330 | Rome

All Roads Lead Back to Rome

A proliferation of spies.

The perpetual intercourse between the court and the provinces was facilitated by the construction of roads and the institution of posts. But these beneficial establishments were accidentally connected with a pernicious and intolerable abuse.

Two or three hundred agents or messengers were employed, under the jurisdiction of the master of the offices, to announce the names of the annual consuls, and the edicts or victories of the emperors. They insensibly assumed the license of reporting whatever they could observe of the conduct either of magistrates or of private citizens, and were soon considered as the eyes of the monarch and the scourge of the people. Under the warm influence of a feeble reign they multiplied to the incredible number of ten thousand, and exercised in the profitable management of the posts a rapacious and insolent oppression. These official spies, who regularly corresponded with the palace, were encouraged, by favor and reward, anxiously to watch the progress of every treasonable design, from the faint and latent symptoms of disaffection, to the actual preparation of an open revolt. Their careless or criminal violation of truth and justice was covered by the consecrated mask of zeal and they might securely aim their poisoned arrows at the breast either of the guilty or the innocent, who had provoked their resentment, or refused to purchase their silence. A faithful subject, of Syria perhaps, or of Britain, was exposed to the danger, or at least to the dread, of being dragged in chains to the court of Milan or Constantinople, to defend his life and fortune against the malicious charge of these privileged informers. The ordinary administration was conducted by those methods which extreme necessity can alone palliate; and the defects of evidence were diligently supplied by the use of torture.

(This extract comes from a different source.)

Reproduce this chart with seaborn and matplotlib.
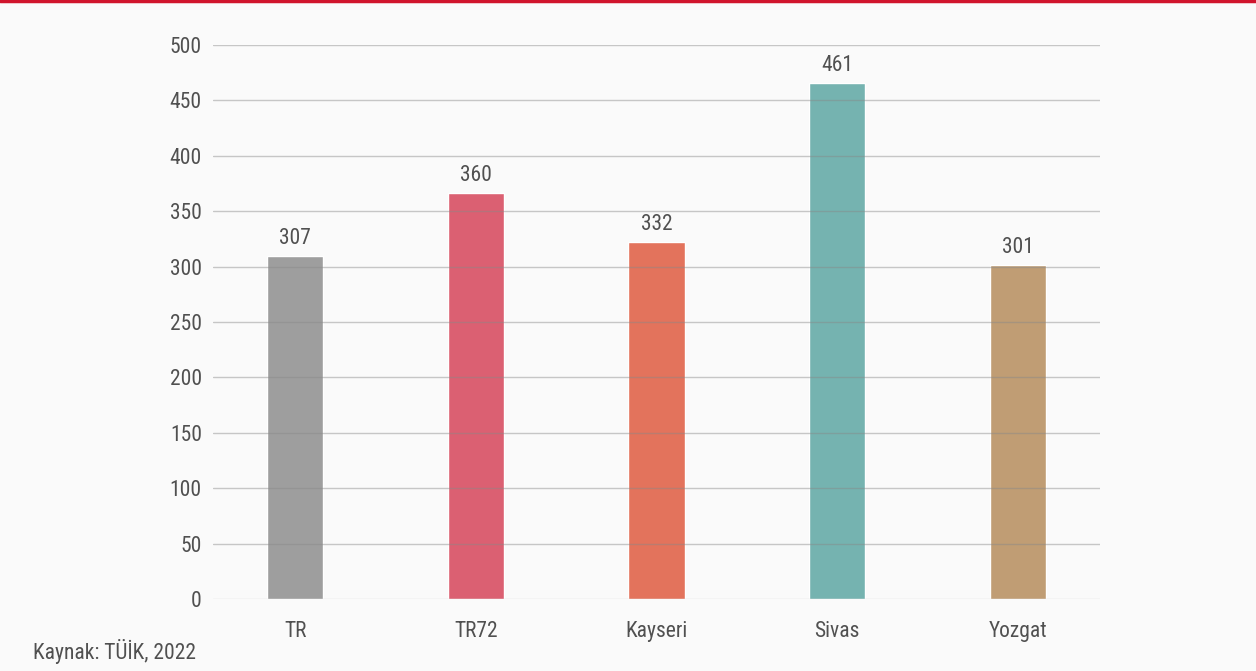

These evils, however terrible they may appear, were confined to the smaller number of Roman subjects, whose dangerous situation was in some degree compensated by the enjoyment of those advantages, either of nature or of fortune, which exposed them to the jealousy of the monarch. The obscure millions of a great empire have much less to dread from the cruelty than from the avarice of their masters; and their humble happiness is principally affected by the grievance of excessive taxes, which, gently pressing on the wealthy, descend with accelerated weight on the meaner and more indigent classes of society.

British historian Edward Gibbon.
Contributor

Edward Gibbon

From The History of the Decline and Fall of the Roman Empire. This corps of spies—called agentes in rebus, “those active in affairs”—was conceived around 319 to replace the services of the frumentarii, an earlier class of Roman special agents who had become publicly despised and were outlawed by Diocletian. While in Rome in 1764 at the age of twenty-seven, Gibbon received the inspiration to write his work among “barefooted friars” singing “in the temple of Jupiter.” He published the first volume in February 1776, five months before the American colonies voted for independence.